One essay fell into the “one damn fact after another” trap. In some ways, I think I was poorly suited to be a historian, because I have very little patience with narrative – and that’s what this essay was: narrative. This happened, then that happened, then this happened, then that happened. Such writing bores me to tears. But the problem was that the essay said very little about the significance of what happened. That is, it stated that the events/actions showed us how [theme of the collection] played out in [historical context], but just stated that in the introduction and the conclusion, and didn’t say anything along the way about what was interesting about this particular expression of [theme of the collection]. And there was no attention to what these specific events had to say about [theme of the collection] more broadly. That is, it’s kind of like saying, “Trees are important to a community. Community X has oak trees, elm trees, aspen trees, cottonwood trees, and the occasional maple tree. Trees are important to a community.” Okay, but what do Community X’s different kinds of trees tell us about how tree are important to a community? It’s almost like the author took [theme of the collection] as a given and said, “here’s an example of it.” But s/he didn’t use hir evidence to illuminate [theme of the collection]; it was more like the theme of the collection gave her an excuse to talk about stuff s/he wanted to talk about anyway.

(I don’t really think it’s just my problem with narrative, because there was another, very similar kind of essay in the collection, but that author did a good job of making clear hir argument about how the specific events s/he described illuminated something specific about [theme of the collection].)

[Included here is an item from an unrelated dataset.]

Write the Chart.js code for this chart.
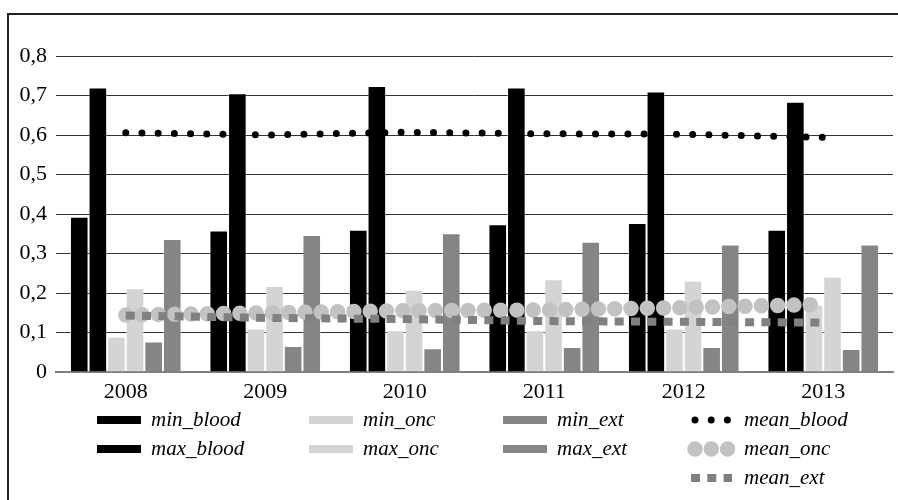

The one thing to be said about the narrative essay is that I think it’s easier to punch up the significance and broader implications in what was otherwise a perfectly solid essay, than to render coherent the incoherent.

* * * * *

Some of you will be wholly unsurprised to find that once I’d read the whole, it was clear to me that my essay connected most strongly with the essays by literature scholars, rather than those by historians. 

* * * * *

It was kind of weird to sit down and do something scholarly for the first time in about six weeks – and especially to think about medieval history again, rather than trying to imagine what law school will be like.

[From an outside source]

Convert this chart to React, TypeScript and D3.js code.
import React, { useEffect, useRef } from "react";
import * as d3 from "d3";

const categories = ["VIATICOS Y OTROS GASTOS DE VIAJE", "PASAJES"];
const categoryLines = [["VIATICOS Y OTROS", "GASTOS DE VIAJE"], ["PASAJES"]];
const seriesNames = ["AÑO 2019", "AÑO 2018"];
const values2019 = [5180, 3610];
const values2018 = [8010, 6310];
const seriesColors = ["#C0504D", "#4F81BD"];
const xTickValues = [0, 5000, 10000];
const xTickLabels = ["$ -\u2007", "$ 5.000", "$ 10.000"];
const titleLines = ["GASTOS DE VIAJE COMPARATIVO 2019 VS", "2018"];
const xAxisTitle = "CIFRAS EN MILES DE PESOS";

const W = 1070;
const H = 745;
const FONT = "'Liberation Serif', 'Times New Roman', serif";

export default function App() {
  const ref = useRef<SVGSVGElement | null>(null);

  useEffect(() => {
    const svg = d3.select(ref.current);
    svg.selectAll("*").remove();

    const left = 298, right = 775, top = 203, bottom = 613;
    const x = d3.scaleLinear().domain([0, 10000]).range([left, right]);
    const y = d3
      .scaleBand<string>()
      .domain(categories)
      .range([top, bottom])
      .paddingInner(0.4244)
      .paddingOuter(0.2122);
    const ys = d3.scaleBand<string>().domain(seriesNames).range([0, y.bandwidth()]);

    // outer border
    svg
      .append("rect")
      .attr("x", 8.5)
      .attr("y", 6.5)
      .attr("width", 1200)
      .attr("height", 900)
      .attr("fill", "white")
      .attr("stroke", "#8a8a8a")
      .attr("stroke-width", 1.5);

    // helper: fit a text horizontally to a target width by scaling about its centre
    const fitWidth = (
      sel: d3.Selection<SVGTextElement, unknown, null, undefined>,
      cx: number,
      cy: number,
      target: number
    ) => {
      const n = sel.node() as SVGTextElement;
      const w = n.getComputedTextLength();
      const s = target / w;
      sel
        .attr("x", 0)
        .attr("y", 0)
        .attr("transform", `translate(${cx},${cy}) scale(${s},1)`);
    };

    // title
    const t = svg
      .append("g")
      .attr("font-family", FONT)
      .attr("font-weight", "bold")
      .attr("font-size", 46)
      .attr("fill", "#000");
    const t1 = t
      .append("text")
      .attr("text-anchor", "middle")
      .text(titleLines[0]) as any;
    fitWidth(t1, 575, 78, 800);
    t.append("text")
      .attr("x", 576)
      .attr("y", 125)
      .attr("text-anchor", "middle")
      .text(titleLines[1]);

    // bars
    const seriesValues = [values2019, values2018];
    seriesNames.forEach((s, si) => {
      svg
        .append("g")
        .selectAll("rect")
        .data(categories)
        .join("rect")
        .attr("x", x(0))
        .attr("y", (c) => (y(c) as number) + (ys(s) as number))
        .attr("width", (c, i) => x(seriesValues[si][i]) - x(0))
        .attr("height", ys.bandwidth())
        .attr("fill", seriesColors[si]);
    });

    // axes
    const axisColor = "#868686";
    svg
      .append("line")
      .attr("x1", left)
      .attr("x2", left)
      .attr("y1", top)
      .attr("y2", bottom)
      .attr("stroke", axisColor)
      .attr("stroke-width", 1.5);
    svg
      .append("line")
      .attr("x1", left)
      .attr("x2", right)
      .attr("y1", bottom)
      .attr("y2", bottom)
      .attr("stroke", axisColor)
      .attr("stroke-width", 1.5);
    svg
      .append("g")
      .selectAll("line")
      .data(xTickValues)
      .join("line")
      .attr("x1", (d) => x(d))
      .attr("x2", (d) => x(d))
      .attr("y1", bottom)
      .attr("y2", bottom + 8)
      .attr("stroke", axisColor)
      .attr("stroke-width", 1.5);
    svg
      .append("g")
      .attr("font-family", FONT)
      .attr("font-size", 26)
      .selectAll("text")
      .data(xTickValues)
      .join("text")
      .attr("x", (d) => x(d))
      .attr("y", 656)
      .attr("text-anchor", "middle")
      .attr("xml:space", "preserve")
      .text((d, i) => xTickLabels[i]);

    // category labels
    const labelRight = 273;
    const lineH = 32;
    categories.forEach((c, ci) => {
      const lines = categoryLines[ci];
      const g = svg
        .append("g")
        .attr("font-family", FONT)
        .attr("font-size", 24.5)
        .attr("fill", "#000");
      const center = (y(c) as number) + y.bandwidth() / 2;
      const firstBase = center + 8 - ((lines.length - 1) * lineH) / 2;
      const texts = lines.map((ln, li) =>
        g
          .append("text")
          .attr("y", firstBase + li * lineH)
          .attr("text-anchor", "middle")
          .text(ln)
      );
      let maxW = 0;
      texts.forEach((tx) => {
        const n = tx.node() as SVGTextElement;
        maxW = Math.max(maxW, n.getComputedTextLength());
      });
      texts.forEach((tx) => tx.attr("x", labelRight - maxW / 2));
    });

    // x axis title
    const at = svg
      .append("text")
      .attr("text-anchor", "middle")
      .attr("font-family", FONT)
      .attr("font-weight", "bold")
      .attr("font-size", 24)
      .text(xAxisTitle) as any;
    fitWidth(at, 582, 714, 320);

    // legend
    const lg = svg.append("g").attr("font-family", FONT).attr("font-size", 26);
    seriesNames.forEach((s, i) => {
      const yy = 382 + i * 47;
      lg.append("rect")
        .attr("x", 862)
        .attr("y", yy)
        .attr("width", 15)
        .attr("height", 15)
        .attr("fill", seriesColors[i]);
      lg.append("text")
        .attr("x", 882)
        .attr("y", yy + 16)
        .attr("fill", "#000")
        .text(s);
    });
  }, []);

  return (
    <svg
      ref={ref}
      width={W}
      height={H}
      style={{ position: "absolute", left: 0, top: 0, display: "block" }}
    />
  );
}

It was nice to discover that my brain still works, though.

* * * * *

And after I did all that scholarly stuff, I drove to a ritzy mall and drooled over a whole bunch of things at Sephora and JJill. The biggest downside to returning to school? NO. MONEY.

* * * * *

The high is supposed to be 101˚ today. Wheeee! I’d better head to the grocery store now, while the temperature is still something less than molten lava.

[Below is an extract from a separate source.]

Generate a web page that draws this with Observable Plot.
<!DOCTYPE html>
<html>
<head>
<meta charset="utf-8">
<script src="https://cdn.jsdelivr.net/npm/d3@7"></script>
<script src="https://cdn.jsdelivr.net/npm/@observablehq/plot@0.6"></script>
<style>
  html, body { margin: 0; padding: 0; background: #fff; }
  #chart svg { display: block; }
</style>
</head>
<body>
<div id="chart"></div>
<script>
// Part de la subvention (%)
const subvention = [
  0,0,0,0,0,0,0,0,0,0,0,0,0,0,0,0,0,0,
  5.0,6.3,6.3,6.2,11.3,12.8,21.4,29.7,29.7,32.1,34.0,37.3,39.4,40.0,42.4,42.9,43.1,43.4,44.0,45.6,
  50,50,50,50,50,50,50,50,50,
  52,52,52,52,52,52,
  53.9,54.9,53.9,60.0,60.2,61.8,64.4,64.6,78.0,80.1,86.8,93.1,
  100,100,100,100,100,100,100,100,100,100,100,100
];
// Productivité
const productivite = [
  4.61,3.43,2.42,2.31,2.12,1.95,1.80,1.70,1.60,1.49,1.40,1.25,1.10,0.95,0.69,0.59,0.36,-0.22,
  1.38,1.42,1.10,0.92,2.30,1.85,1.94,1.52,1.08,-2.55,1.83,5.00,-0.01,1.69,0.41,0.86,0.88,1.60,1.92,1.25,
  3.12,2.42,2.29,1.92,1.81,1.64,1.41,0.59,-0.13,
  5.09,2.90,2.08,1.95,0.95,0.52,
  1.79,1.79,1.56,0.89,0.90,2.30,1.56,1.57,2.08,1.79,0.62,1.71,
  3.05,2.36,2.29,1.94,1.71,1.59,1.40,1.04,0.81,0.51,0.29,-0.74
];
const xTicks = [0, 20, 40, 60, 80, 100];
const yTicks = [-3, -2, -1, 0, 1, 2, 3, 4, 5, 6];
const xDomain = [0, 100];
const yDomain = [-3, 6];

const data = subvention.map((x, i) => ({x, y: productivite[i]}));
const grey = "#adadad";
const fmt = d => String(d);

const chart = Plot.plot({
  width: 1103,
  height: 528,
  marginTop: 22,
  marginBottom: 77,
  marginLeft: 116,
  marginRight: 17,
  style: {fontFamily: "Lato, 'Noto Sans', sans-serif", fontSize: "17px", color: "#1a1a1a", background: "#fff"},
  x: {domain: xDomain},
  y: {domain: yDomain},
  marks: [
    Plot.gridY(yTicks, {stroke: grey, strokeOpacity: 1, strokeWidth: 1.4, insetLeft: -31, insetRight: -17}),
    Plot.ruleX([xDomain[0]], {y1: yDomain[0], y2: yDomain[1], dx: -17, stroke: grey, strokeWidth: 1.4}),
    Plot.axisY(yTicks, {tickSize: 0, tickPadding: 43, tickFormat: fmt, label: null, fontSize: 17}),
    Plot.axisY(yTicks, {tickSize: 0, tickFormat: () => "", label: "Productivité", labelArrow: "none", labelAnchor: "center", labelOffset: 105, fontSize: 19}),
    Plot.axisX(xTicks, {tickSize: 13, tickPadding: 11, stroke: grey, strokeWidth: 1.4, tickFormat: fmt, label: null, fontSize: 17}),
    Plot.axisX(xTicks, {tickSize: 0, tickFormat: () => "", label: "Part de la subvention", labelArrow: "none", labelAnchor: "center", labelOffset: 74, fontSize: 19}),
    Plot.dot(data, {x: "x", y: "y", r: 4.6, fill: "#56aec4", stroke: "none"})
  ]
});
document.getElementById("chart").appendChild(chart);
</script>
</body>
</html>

Look how productive you can be when your A/C works!

Crazy productive, people; here’s what I’ve accomplished so far today:

  1. Went to The Container Store to get a file box and folders for law school stuff (and ended up with some jewelry organizers and a toothbrush holder too. That store is evil. I could spend MUCH money there).
  2. Went to Bed, Bath, and Beyond and bought an over-the-door mirror (I have been full-length-mirror-less since 2004 and I need to make sure my outfits actually work), a pepper mill (Youngest Cat knocked our old one into the cats’ water dish and now it doesn’t work), and some glass cleaner.
  3. Came home and installed the mirror (had to screw the hooks into the back of the mirror before I could hang it).
  4. Organized my jewelry, which entailed untangling at least four multi-strand necklaces (and then I cleaned some silver jewelry with toothpaste).
  5. Cleaned glass shelf and mirror in bathroom.
  6. Cleaned and hung ten pieces of framed art, involving much use of the whippy tape measure and the level. (I think they all work where they are. I might swap the big one over the TV with the smaller one on the next panel of the wall, though.)
  7. Discovered that one wall of our apartment is cinderblock under the finish and that therefore we won’t be hanging anything there.
  8. Unpacked two last boxes of “decorative stuff” and put most of the decorative stuff on shelves that hopefully Youngest Cat will not assault.
  9. Plotted where to create a family photo gallery with the rest of the unpacked decorative stuff (I need different nails for that, though, so this is currently hypothetical).
  10. Moved a shelf unit a few feet so we can put the vacuum cleaner in the resulting niche (otherwise I foresee the vacuum cleaner living in front of my closet, which is where it’s convenient for NLLDH, but not very convenient for me).
  11. Used the hammer to fix the bottom shelf of said unit (Youngest Cat spent some months sleeping on a quilt on one end of said shelf, which had developed a decided list), and ended up lowering it so it didn’t interfere with outlets.
  12. Got the cat litter I bought yesterday out of the trunk of my car and cleaned the cat box.
  13. Vacuumed up all the litter that gets everywhere on wood floors when you clean the cat box. And vacuumed the bedroom while I was at it (there’s not that much of it not covered by bed, so it doesn’t take long).
  14. Swept the kitchen floor (including the bits of stuff that had fallen behind the framed art that had been stacked against the kitchen wall before being hung).
  15. Emptied and took out the trash.

Phew! Now I’m sitting on the sofa, basking in the coolness from our wonky A/C (and sucking for approval by saying, “Look, internets, at how much I did today!!”), and feeling sort of pleased with myself. I’m also watching Alton Brown make potstickers and really craving take-out of some variety. Anyone want to come over and bring Chinese? Thai? Indian? No?